We now have an optimized default portal display for any digital collection we add, so we don’t need custom configuration files for everything. A collection portal is not as fancy unconfigured, but it’s similar and the essential pieces are present. The upshot is: the digital collections team can now take more items through the full workflow quickly–from start to finish–putting collections online without us developers getting in the way.
Folder Items
To better accommodate our manuscript collections, we added more distinction in the interface between different kinds of image items. A digitized archival folder of loose manuscript material now includes some visual cues to reinforce that it’s a folder and not, e.g., a bound album, a single photograph, or a two-page letter.
We completed a fair amount of folder-level digitization in recent years, especially between 2011-2014 as part of a collaborative TRLN Large-Scale Digitization IMLS grant project. That initiative allowed us to experiment with shifting gears to get more digitized content online efficiently. We succeeded in that goal, however, those objects unfortunately never became accessible or discoverable outside of their lengthy, text-heavy archival collection guides (finding aids). They also lacked useful features such as zooming, downloading, linking, and syndication to other sites like DPLA. They were digital collections, but you couldn’t find or view them when searching and browsing digital collections.

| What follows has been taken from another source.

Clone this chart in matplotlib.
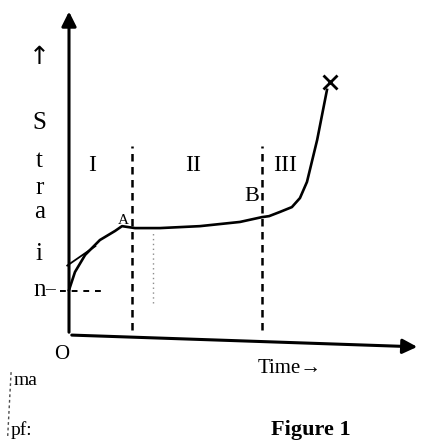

Many of this week’s newly launched collections are composed of these digitized folders that were previously siloed off in finding aids. Now they’re finally fully integrated for preservation, discovery, and access alongside our other digital collections in the DDR. They remain viewable from within the finding aids and we link between the interfaces to provide proper context.
Keyboard Nav & Rotation
Two things are bound to increase when digitizing manuscripts en masse at the folder level: 1) the number of images present in any given “item” (folder); 2) the chance that something of interest within those pages ends up oriented sideways or upside-down. We’ve improved the UI a bit for these cases by adding full keyboard navigation and rotation options.
Conclusion
Duke Libraries’ digitization objectives are ambitious. Especially given both the quality and quantity of distinctive, world-class collections in the David M. Rubenstein Library, there’s a constant push to: 1) Go Faster, 2) Do More, 3) Integrate Everything, and 4) Make Everything Good. These needs are often impossibly paradoxical. But we won’t stop trying our best. Our team’s accomplishments this week feel like a positive step in the right direction.